• Stated exercise:
Drop all pictures and repeat exactly the lines from the line holding "Recreate this image" through the end of the records.

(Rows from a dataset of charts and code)
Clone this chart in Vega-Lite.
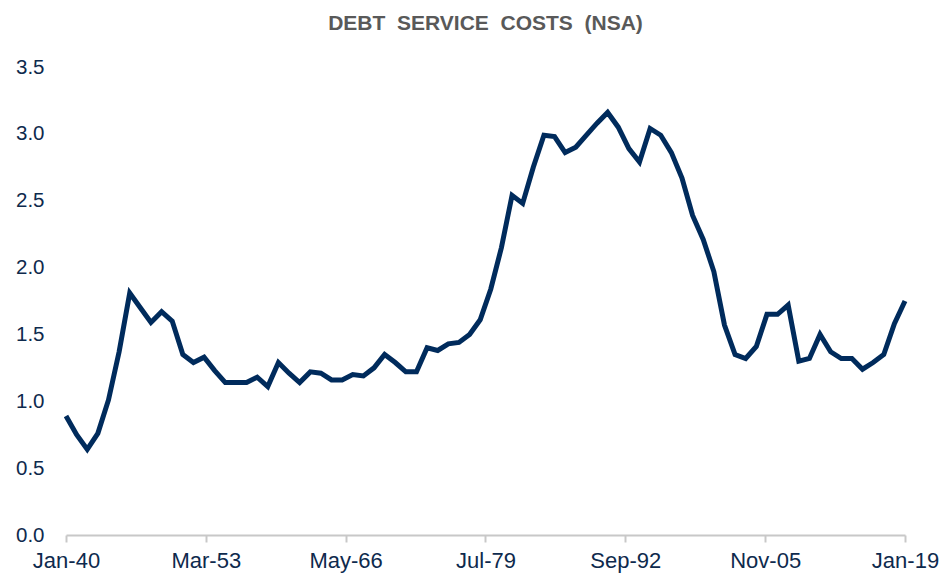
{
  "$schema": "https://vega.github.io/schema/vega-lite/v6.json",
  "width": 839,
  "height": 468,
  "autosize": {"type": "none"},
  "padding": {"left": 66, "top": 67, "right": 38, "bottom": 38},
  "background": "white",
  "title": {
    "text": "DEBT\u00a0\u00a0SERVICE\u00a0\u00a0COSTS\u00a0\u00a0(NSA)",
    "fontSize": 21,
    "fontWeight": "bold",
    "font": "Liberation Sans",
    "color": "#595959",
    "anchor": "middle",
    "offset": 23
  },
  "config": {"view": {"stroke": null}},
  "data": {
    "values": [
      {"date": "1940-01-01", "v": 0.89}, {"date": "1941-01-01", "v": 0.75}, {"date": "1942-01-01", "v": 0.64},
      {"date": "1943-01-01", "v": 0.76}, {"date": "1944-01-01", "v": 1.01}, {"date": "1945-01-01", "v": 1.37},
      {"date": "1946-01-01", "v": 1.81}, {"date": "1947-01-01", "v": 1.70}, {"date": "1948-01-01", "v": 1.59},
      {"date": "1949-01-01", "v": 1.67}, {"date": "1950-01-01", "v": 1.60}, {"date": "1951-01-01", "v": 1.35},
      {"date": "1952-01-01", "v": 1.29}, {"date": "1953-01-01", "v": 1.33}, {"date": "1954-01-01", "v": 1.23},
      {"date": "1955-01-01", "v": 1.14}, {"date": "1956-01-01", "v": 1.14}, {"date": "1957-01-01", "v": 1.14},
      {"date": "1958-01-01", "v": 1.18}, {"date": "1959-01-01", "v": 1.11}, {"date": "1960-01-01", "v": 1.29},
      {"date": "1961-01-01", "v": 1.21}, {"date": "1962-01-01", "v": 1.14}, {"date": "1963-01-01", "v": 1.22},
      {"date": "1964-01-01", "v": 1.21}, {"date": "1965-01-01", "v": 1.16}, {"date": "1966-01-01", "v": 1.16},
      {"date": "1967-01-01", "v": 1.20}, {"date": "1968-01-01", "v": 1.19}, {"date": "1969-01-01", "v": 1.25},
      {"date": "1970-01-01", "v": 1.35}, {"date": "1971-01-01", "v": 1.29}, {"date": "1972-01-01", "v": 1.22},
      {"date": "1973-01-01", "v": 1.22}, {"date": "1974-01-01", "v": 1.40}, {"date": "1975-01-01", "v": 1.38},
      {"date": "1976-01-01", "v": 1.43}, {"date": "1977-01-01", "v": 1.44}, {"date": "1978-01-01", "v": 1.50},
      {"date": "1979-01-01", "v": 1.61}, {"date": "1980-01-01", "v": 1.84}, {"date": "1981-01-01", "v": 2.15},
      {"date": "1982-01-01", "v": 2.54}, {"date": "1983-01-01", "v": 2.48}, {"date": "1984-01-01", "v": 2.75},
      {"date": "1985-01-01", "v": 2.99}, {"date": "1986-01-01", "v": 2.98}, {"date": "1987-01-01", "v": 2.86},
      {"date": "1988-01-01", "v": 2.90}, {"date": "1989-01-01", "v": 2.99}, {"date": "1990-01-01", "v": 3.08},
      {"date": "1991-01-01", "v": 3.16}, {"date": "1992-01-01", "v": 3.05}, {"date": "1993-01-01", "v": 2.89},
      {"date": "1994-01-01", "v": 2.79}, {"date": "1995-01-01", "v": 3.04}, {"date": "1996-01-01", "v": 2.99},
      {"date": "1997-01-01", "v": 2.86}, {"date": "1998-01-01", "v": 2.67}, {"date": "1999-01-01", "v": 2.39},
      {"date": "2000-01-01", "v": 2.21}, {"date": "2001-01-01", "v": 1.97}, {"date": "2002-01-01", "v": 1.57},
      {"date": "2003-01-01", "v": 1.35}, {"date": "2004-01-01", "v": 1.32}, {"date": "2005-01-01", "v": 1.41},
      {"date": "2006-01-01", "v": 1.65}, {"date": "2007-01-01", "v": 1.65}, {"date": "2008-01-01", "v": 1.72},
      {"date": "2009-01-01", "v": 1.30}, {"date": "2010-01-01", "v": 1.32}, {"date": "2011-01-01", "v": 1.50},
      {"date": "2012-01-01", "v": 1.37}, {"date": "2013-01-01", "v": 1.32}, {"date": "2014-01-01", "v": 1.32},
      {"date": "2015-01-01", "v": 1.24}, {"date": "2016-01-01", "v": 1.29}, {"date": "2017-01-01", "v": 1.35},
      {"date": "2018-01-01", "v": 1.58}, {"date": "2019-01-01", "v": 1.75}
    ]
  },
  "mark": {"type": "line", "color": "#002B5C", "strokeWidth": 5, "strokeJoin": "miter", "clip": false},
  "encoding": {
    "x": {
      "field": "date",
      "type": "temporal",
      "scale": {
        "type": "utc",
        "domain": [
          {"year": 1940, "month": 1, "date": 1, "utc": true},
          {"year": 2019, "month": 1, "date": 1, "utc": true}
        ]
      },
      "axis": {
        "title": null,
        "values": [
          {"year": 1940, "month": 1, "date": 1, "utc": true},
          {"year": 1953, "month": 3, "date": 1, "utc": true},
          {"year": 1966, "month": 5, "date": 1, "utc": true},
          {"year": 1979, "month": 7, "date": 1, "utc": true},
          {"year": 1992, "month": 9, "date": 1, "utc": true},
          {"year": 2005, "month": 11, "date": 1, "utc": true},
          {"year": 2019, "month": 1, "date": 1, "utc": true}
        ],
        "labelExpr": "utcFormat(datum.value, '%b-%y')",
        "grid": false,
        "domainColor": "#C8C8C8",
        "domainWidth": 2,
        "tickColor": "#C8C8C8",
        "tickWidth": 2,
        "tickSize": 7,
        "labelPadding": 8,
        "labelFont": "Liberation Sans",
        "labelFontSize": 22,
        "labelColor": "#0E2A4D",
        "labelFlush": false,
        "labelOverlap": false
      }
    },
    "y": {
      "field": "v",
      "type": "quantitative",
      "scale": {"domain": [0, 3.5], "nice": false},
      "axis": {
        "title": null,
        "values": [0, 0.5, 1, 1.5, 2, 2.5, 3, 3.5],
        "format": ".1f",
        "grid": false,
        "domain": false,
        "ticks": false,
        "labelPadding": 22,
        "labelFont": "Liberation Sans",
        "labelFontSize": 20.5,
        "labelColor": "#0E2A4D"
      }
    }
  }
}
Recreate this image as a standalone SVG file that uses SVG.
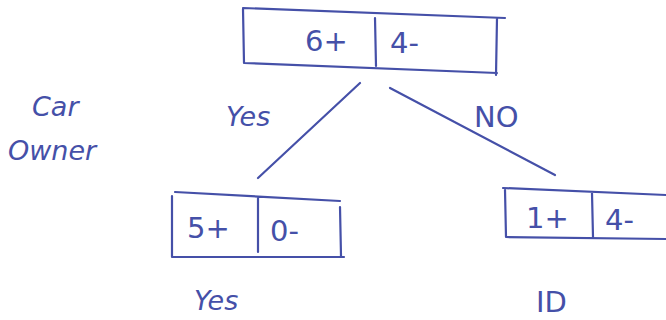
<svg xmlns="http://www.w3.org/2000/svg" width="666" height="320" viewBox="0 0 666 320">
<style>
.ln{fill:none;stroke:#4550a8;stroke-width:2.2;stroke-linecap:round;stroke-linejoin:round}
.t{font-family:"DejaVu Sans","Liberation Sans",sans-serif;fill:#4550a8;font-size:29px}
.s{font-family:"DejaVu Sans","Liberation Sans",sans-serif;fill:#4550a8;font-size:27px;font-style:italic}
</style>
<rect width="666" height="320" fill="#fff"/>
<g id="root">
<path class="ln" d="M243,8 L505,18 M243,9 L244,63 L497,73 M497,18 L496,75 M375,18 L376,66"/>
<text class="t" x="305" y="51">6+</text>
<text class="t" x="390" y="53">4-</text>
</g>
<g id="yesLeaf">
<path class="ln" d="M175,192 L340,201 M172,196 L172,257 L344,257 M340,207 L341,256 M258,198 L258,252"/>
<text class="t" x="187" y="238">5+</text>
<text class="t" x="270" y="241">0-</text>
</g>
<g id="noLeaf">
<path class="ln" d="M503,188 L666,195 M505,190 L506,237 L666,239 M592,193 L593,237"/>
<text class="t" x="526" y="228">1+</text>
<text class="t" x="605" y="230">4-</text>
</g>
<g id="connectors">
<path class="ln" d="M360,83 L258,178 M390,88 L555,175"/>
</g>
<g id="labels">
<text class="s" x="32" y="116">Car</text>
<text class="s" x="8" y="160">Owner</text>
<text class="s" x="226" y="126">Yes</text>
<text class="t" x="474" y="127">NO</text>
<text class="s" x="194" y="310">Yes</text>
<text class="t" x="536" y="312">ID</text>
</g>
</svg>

• Response below:
Recreate this image as a standalone SVG file that uses SVG.
<svg xmlns="http://www.w3.org/2000/svg" width="666" height="320" viewBox="0 0 666 320">
<style>
.ln{fill:none;stroke:#4550a8;stroke-width:2.2;stroke-linecap:round;stroke-linejoin:round}
.t{font-family:"DejaVu Sans","Liberation Sans",sans-serif;fill:#4550a8;font-size:29px}
.s{font-family:"DejaVu Sans","Liberation Sans",sans-serif;fill:#4550a8;font-size:27px;font-style:italic}
</style>
<rect width="666" height="320" fill="#fff"/>
<g id="root">
<path class="ln" d="M243,8 L505,18 M243,9 L244,63 L497,73 M497,18 L496,75 M375,18 L376,66"/>
<text class="t" x="305" y="51">6+</text>
<text class="t" x="390" y="53">4-</text>
</g>
<g id="yesLeaf">
<path class="ln" d="M175,192 L340,201 M172,196 L172,257 L344,257 M340,207 L341,256 M258,198 L258,252"/>
<text class="t" x="187" y="238">5+</text>
<text class="t" x="270" y="241">0-</text>
</g>
<g id="noLeaf">
<path class="ln" d="M503,188 L666,195 M505,190 L506,237 L666,239 M592,193 L593,237"/>
<text class="t" x="526" y="228">1+</text>
<text class="t" x="605" y="230">4-</text>
</g>
<g id="connectors">
<path class="ln" d="M360,83 L258,178 M390,88 L555,175"/>
</g>
<g id="labels">
<text class="s" x="32" y="116">Car</text>
<text class="s" x="8" y="160">Owner</text>
<text class="s" x="226" y="126">Yes</text>
<text class="t" x="474" y="127">NO</text>
<text class="s" x="194" y="310">Yes</text>
<text class="t" x="536" y="312">ID</text>
</g>
</svg>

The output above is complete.